Acceptance, and understanding the other side of your relationships

True love begins with both curiosity and acceptance of yourself. For years I couldn’t understand why my Dad and step-mother wouldn’t accept me. I never felt truly loved or accepted by them, even though they would tell me they did any time I would question them. I would seek out proof as well. It was easy to find. Any situation that didn’t go exactly the way I expected it to go, I would tell myself, “It’s because they didn’t love me.” I would also get consensus with friends, by sharing all of the horrible things my parents would do to me. The stories would, of course, be from my point of view, and my reality.

I tried everything to get them to accept me and love me. I blamed myself for not being good enough. I blamed them for being mean. I went to therapists, and read books, never figuring out how to have the relationship I always wanted.

One day I got a completely different perspective. What if I was being a certain way and they were just reacting to my way of being? I realized that I had deep resentment towards them and it grew deeper over time because of all of the stories and evidence I had collected. What if those stories and evidence weren’t actually reality? Could they have been telling me things and doing things that I had twisted to mean something else? I brought up a few situations to my Dad, and told him how I felt and what I had made it mean, and it turned out that from his point of view, it was a completely different story! I realized that I wasn’t fully and completely accepting them for who they are, and because of that, realized that if I was projecting that, I just assumed all others projected the same back at me.

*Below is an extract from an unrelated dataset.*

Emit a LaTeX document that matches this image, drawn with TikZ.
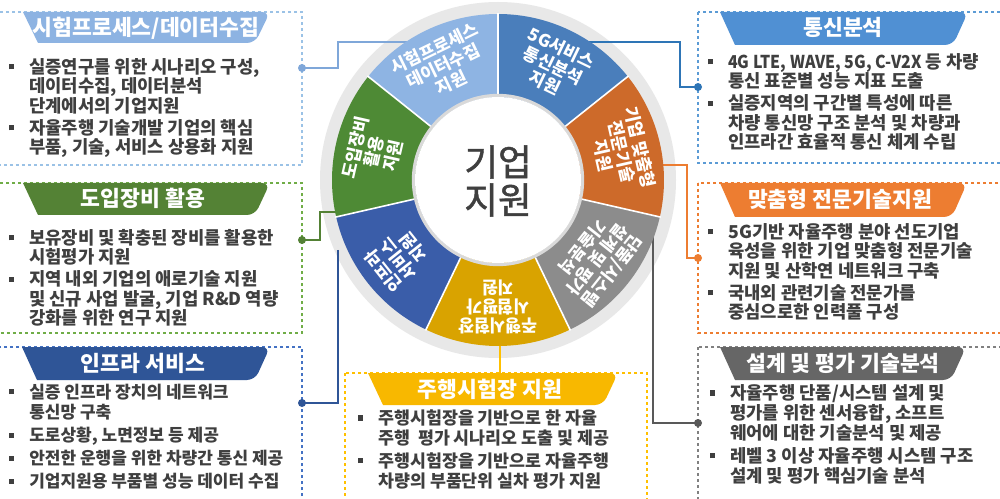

Once I shifted my way of being, took responsibility, and let go of the resentment, because really there was nothing to be resentful for, they started reacting to me differently. They became loving and accepting. I now have the relationship I’ve always wanted with them.

Try talking to the people in your life if you feel like they’re not treating you right. Hear their side of the story with a truly open mind and heart, and you will often find that we are responsible for much of the negative connotations we assume are the “one true reality.”